**Instructions for the task**
How many lines in the entries below include the string "chart"? Answer with the number only.

**Extracted information**

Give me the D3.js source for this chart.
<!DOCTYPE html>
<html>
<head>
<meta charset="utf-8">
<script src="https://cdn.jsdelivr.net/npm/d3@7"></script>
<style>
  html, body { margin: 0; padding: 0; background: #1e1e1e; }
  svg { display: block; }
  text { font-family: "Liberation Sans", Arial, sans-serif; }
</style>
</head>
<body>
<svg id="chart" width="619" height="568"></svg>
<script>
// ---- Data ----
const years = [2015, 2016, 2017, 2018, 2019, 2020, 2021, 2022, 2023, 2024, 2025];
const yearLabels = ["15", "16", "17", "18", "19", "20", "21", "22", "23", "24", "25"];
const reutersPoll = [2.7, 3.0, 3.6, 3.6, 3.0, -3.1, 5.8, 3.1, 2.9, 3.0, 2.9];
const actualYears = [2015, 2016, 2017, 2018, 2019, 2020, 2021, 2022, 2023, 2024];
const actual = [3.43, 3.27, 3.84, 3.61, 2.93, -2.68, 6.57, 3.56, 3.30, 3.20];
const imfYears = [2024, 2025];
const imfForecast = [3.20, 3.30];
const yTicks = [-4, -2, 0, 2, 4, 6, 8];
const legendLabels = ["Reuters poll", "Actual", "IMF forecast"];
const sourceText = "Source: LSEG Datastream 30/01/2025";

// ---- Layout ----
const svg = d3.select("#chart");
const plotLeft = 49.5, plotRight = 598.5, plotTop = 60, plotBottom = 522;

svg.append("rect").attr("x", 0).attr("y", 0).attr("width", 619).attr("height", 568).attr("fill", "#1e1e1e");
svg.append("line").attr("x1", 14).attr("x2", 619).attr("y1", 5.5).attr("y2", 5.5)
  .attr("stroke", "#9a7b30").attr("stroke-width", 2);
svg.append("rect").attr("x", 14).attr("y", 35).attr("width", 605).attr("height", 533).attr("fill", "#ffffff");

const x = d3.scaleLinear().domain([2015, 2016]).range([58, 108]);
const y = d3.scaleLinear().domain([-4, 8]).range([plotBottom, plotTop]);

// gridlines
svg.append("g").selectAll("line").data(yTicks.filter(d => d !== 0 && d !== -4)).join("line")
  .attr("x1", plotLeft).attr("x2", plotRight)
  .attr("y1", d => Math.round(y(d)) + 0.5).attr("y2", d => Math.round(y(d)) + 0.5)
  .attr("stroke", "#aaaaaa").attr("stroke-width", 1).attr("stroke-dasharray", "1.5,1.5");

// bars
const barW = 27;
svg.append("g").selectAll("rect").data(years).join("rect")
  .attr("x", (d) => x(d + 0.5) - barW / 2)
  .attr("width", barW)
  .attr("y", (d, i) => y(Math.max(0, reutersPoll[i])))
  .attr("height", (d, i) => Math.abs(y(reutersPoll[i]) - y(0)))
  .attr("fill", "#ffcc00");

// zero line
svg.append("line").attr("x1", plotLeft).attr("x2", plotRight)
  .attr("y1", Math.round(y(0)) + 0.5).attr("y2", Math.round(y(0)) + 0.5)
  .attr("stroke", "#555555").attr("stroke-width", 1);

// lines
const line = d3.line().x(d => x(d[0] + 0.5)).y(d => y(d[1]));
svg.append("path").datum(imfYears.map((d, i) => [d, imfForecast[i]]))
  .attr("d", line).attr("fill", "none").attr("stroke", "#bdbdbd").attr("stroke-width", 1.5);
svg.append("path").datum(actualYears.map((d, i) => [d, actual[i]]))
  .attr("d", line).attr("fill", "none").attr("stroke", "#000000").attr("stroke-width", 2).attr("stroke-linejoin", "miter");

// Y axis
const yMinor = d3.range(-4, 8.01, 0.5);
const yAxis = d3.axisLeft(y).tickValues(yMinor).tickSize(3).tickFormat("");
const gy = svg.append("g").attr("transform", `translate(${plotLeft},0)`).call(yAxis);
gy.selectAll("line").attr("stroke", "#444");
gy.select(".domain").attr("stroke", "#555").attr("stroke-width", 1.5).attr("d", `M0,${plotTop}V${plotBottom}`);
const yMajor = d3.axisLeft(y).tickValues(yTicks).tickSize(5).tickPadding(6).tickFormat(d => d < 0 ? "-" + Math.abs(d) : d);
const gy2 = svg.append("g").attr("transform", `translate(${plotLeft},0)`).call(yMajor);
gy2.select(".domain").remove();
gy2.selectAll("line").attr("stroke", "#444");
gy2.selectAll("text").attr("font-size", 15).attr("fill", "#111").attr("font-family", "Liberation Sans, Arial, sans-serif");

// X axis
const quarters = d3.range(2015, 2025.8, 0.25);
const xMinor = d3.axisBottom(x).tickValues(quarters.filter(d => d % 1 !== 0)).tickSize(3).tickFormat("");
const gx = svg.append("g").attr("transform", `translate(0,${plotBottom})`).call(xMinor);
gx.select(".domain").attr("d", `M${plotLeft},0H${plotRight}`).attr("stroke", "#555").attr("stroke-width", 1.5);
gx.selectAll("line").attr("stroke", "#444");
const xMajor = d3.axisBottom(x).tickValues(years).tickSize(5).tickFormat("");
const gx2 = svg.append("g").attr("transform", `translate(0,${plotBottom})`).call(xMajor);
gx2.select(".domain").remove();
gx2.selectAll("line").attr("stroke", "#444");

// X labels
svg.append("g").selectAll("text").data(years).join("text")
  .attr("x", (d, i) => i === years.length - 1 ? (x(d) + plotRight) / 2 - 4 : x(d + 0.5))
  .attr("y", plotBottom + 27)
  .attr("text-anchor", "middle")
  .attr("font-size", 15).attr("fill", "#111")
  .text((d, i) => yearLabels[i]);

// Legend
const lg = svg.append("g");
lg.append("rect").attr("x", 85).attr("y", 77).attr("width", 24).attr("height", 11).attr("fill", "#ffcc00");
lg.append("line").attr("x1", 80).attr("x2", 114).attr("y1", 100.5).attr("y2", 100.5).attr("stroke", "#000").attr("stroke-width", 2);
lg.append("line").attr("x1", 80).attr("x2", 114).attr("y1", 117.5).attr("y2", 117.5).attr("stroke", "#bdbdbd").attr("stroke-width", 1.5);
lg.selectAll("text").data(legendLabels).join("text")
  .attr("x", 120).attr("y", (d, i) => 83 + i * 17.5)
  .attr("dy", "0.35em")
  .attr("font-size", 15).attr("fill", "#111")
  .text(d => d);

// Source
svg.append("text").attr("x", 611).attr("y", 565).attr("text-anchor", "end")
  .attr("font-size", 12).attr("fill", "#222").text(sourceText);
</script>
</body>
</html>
--
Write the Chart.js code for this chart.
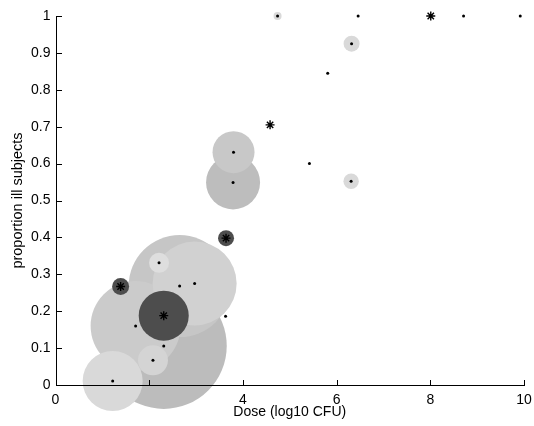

**Result of the task**
4